**Exercise:**
Copy all of the material exactly. Pictures are not to appear in the copy.

**Collected data:**
================
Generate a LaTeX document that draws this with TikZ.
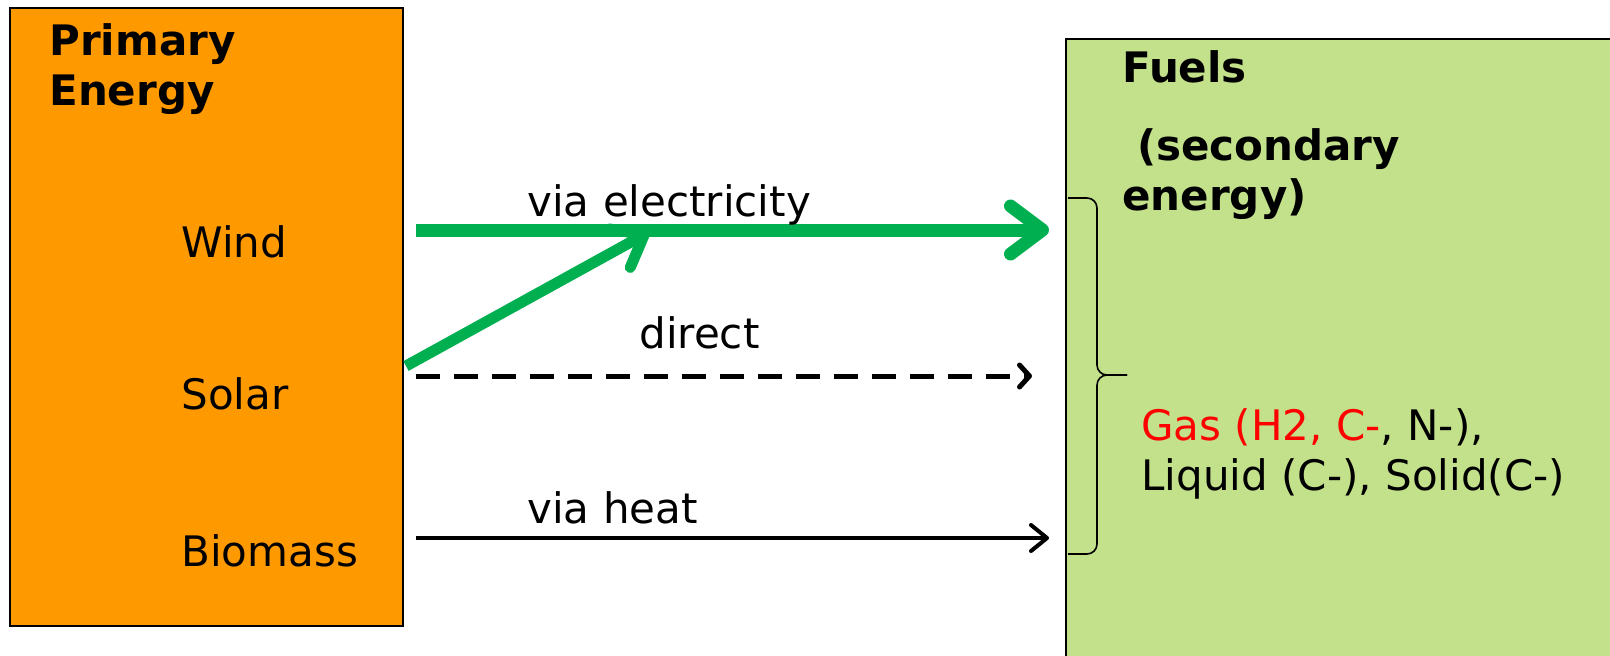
\documentclass[tikz,border=0pt]{standalone}
\usepackage{fontspec}
\setmainfont{DejaVu Sans}
\usetikzlibrary{arrows.meta}
\definecolor{primorange}{RGB}{255,153,0}
\definecolor{fuelgreen}{RGB}{195,224,138}
\definecolor{flowgreen}{RGB}{0,176,80}
\definecolor{gasred}{RGB}{255,0,0}
\begin{document}
\begin{tikzpicture}[x=0.5pt,y=-0.5pt,
    txt/.style={anchor=base west,inner sep=0pt,font=\fontsize{21}{25}\selectfont},
    head/.style={txt,font=\fontsize{21}{25}\selectfont\bfseries,align=left},
    box/.style={draw=black,line width=1pt},
    elec/.style={flowgreen,line width=6.5pt,-{Straight Barb[round,length=16pt,width=24pt]}},
    direct/.style={black,line width=2.5pt,dash pattern=on 12pt off 7pt,-{Straight Barb[round,length=5pt,width=11pt]}},
    heat/.style={black,line width=2pt,-{Straight Barb[round,length=8pt,width=13pt]}},
    brace/.style={black,line width=0.8pt,rounded corners=5pt}]
  \useasboundingbox (0,0) rectangle (1610,655);
  \clip (0,0) rectangle (1610,655);

  % boxes
  \draw[box,fill=primorange] (10,8) rectangle (403,626);
  \draw[box,fill=fuelgreen] (1066,39) rectangle (1650,700);

  % primary energy side
  \node[head] (primary) at (49,105) {Primary\\Energy};
  \foreach \src/\y in {Wind/257,Solar/409,Biomass/566} {
    \node[txt] (\src) at (181,\y) {\src};
  }

  % fuels side
  \node[head] (fuels) at (1122,82) {Fuels};
  \node[head] (secondary) at (1122,210) {~(secondary\\energy)};
  \node[txt,align=left] (kinds) at (1141,490)
    {\textcolor{gasred}{Gas (H2, C-}, N-),\\Liquid (C-), Solid(C-)};

  % flows
  \coordinate (windout) at (416,230);
  \coordinate (windin) at (1049,230);
  \coordinate (solarup) at (406,366);
  \coordinate (merge) at (649,232);
  \coordinate (solarout) at (416,376);
  \coordinate (solarin) at (1032,376);
  \coordinate (bioout) at (416,538);
  \coordinate (bioin) at (1049,538);

  \draw[elec] (windout) -- (windin);
  \draw[elec,line width=5.5pt,-{Straight Barb[round,length=14pt,width=22pt]}] (solarup) -- (merge);
  \draw[direct] (solarout) -- (solarin);
  \draw[heat] (bioout) -- (bioin);

  \node[txt] (elabel) at (527,216) {via electricity};
  \node[txt] (dlabel) at (639,348) {direct};
  \node[txt] (hlabel) at (527,523) {via heat};

  % brace
  \coordinate (bracetop) at (1068,198);
  \coordinate (bracebot) at (1068,554);
  \coordinate (bracetip) at (1127,375);
  \draw[brace] (bracetop) -- (1097,198) -- (1097,375) -- (bracetip);
  \draw[brace] (bracebot) -- (1097,554) -- (1097,375) -- (bracetip);
\end{tikzpicture}
\end{document}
================
**Full answer:**
Generate a LaTeX document that draws this with TikZ.
\documentclass[tikz,border=0pt]{standalone}
\usepackage{fontspec}
\setmainfont{DejaVu Sans}
\usetikzlibrary{arrows.meta}
\definecolor{primorange}{RGB}{255,153,0}
\definecolor{fuelgreen}{RGB}{195,224,138}
\definecolor{flowgreen}{RGB}{0,176,80}
\definecolor{gasred}{RGB}{255,0,0}
\begin{document}
\begin{tikzpicture}[x=0.5pt,y=-0.5pt,
    txt/.style={anchor=base west,inner sep=0pt,font=\fontsize{21}{25}\selectfont},
    head/.style={txt,font=\fontsize{21}{25}\selectfont\bfseries,align=left},
    box/.style={draw=black,line width=1pt},
    elec/.style={flowgreen,line width=6.5pt,-{Straight Barb[round,length=16pt,width=24pt]}},
    direct/.style={black,line width=2.5pt,dash pattern=on 12pt off 7pt,-{Straight Barb[round,length=5pt,width=11pt]}},
    heat/.style={black,line width=2pt,-{Straight Barb[round,length=8pt,width=13pt]}},
    brace/.style={black,line width=0.8pt,rounded corners=5pt}]
  \useasboundingbox (0,0) rectangle (1610,655);
  \clip (0,0) rectangle (1610,655);

  % boxes
  \draw[box,fill=primorange] (10,8) rectangle (403,626);
  \draw[box,fill=fuelgreen] (1066,39) rectangle (1650,700);

  % primary energy side
  \node[head] (primary) at (49,105) {Primary\\Energy};
  \foreach \src/\y in {Wind/257,Solar/409,Biomass/566} {
    \node[txt] (\src) at (181,\y) {\src};
  }

  % fuels side
  \node[head] (fuels) at (1122,82) {Fuels};
  \node[head] (secondary) at (1122,210) {~(secondary\\energy)};
  \node[txt,align=left] (kinds) at (1141,490)
    {\textcolor{gasred}{Gas (H2, C-}, N-),\\Liquid (C-), Solid(C-)};

  % flows
  \coordinate (windout) at (416,230);
  \coordinate (windin) at (1049,230);
  \coordinate (solarup) at (406,366);
  \coordinate (merge) at (649,232);
  \coordinate (solarout) at (416,376);
  \coordinate (solarin) at (1032,376);
  \coordinate (bioout) at (416,538);
  \coordinate (bioin) at (1049,538);

  \draw[elec] (windout) -- (windin);
  \draw[elec,line width=5.5pt,-{Straight Barb[round,length=14pt,width=22pt]}] (solarup) -- (merge);
  \draw[direct] (solarout) -- (solarin);
  \draw[heat] (bioout) -- (bioin);

  \node[txt] (elabel) at (527,216) {via electricity};
  \node[txt] (dlabel) at (639,348) {direct};
  \node[txt] (hlabel) at (527,523) {via heat};

  % brace
  \coordinate (bracetop) at (1068,198);
  \coordinate (bracebot) at (1068,554);
  \coordinate (bracetip) at (1127,375);
  \draw[brace] (bracetop) -- (1097,198) -- (1097,375) -- (bracetip);
  \draw[brace] (bracebot) -- (1097,554) -- (1097,375) -- (bracetip);
\end{tikzpicture}
\end{document}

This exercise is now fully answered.